Just this week, the U.S. Patent & Trademark Office’s Patent Trial and Appeal Board (“PTAB”) designated five opinions as “precedential.” This “precedential” designation is rarely bestowed – the PTAB’s website lists only 34 “precedential” opinions. These opinions are binding in all future PTAB proceedings unless superseded by subsequent, binding authority. “Precedential” opinions may be contrasted against non-binding “routine,” “representative,” and “informative” opinions.
Furthermore, acting Chief Administrative Patent Judge Nathan Kelley published a blog post reporting on a Patent Trial and Appeal Board Motion to Amend Study. Kelley’s post and the study note that the PTAB reviewed 118 motions to amend, granted (or granted-in-part) six of those motions, and denied the remainder. “Of those denied, including the denial portion of those granted-in-part, 22 were denied solely on procedural…, and 94 were denied after identifying specific grounds of patentability that the proposed amended claims did not satisfy.” Even with last year’s “quick fix” rule changes it appears that motions to amend are rarely filed, and rarely granted.
The following five opinions were designated “precedential.”
- Garmin Int’l v. Cuozzo Speed Techs LLC, IPR2012-00001, Paper 26 (Mar. 5, 2013). This Decision on a Motion for Additional Discovery addresses “routine” discovery requests, “additional” discovery requests, and motions for “additional” discovery in inter partes review (“IPR”) proceedings.
- Bloomberg, Inc. v. Markets-Alert Pty, Ltd., CBM2013-00005, Paper 32 (May 29, 2013). This Decision on a Motion for Additional Discovery issued in a covered business method (“CBM”) proceeding that, like post-grant review proceedings, evaluates requests for “additional” discovery under a “good cause” standard (not the “interests of justice” standard used in IPR proceedings).
- Oracle Corp. v. Click-to-Call Techs, LP, IPR2013-00312, Paper 26 (Oct. 30, 2013) (precedential only as to Section III.A). This Decision on Institution of Inter Partes Review addresses the interpretation of “served with a complaint” for purposes of triggering the one-year time bar for filing an IPR petition set forth in 35 U.S.C. § 315(b).

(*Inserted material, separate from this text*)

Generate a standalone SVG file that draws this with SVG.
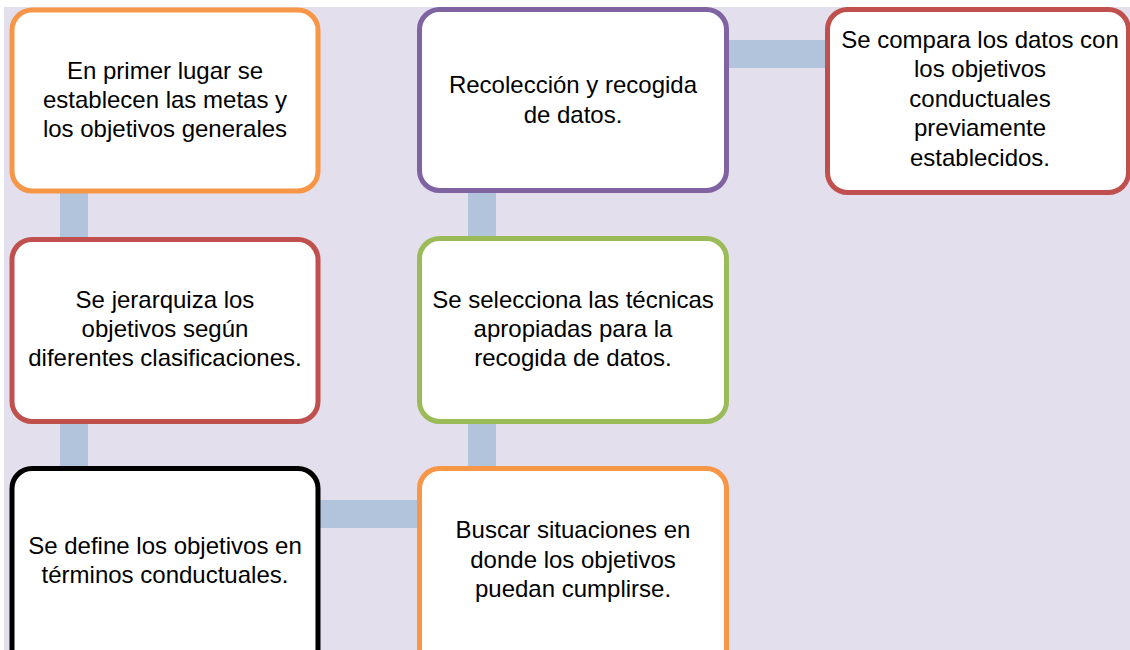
<svg xmlns="http://www.w3.org/2000/svg" width="1130" height="650" viewBox="0 0 1130 650">
<style>
.box{fill:#ffffff;stroke-width:5}
.conn{fill:#b2c3dc}
text{font-family:"Liberation Sans",Arial,sans-serif;font-size:24px;fill:#000;text-anchor:middle}
</style>
<rect x="0" y="0" width="1130" height="650" fill="#ffffff"/>
<rect x="4" y="7" width="1126" height="643" fill="#e4dfec"/>
<g id="connectors">
<rect class="conn" x="60" y="188" width="28" height="54"/>
<rect class="conn" x="60" y="420" width="28" height="50"/>
<rect class="conn" x="468" y="188" width="28" height="54"/>
<rect class="conn" x="468" y="420" width="28" height="50"/>
<rect class="conn" x="316" y="500" width="106" height="28"/>
<rect class="conn" x="725" y="40" width="104" height="28"/>
</g>
<g id="n1">
<rect class="box" x="12" y="10" width="306" height="181" rx="20" stroke="#f79646"/>
<text x="165" y="79">En primer lugar se</text>
<text x="165" y="108">establecen las metas y</text>
<text x="165" y="137">los objetivos generales</text>
</g>
<g id="n2">
<rect class="box" x="12" y="239.5" width="306" height="182" rx="20" stroke="#c0504d"/>
<text x="165" y="308">Se jerarquiza los</text>
<text x="165" y="337">objetivos según</text>
<text x="165" y="366">diferentes clasificaciones.</text>
</g>
<g id="n3">
<rect class="box" x="12" y="468.5" width="306" height="220" rx="20" stroke="#000000"/>
<text x="165" y="554">Se define los objetivos en</text>
<text x="165" y="583">términos conductuales.</text>
</g>
<g id="n4">
<rect class="box" x="419.5" y="468.5" width="307" height="220" rx="20" stroke="#f79646"/>
<text x="573" y="538">Buscar situaciones en</text>
<text x="573" y="568">donde los objetivos</text>
<text x="573" y="597">puedan cumplirse.</text>
</g>
<g id="n5">
<rect class="box" x="419.5" y="238.5" width="307" height="183" rx="20" stroke="#9bbb59"/>
<text x="573" y="308">Se selecciona las técnicas</text>
<text x="573" y="337">apropiadas para la</text>
<text x="573" y="366">recogida de datos.</text>
</g>
<g id="n6">
<rect class="box" x="419.5" y="9.5" width="307" height="181" rx="20" stroke="#8064a2"/>
<text x="573" y="93">Recolección y recogida</text>
<text x="573" y="123">de datos.</text>
</g>
<g id="n7">
<rect class="box" x="827.5" y="9.5" width="301" height="183" rx="20" stroke="#c0504d"/>
<text x="980" y="48">Se compara los datos con</text>
<text x="980" y="77">los objetivos</text>
<text x="980" y="107">conductuales</text>
<text x="980" y="136">previamente</text>
<text x="980" y="166">establecidos.</text>
</g>
</svg>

- MasterImage 3D, Inc. v. RealD Inc., IPR2015-00040, Paper 42 (July 15, 2015). This Order provides further guidance concerning the patent owner’s burden to show an entitlement to substitute claims patentable over the relevant prior art.
- Lumentum Holdings, Inc. v. Capella Photonics, Inc., IPR2015-00739 (Paper 38) (Mar. 4, 2016). This Decision on a Motion to Termination interprets the requirement, set forth in 35 U.S.C. § 312(a)(2), that a petitioner identify all real parties in interest.
And, earlier this year, the PTAB designated as “precedential” two other opinions.
- LG Electronics, Inc. v. Mondis Tech Ltd., IPR2015-00937, Paper 8 (Sept. 17, 2015). This Decision on Institution of Inter Partes Review also addresses the interpretation of “served with a complaint” for purposes of triggering the one-year time bar for filing an IPR petition set forth in 35 U.S.C. § 315(b).
These recently-designated “precedential” opinions will shape PTAB jurisprudence as the forum continues to provide an administrative alternative to litigating the validity and patentability of issued claims in the U.S. district courts.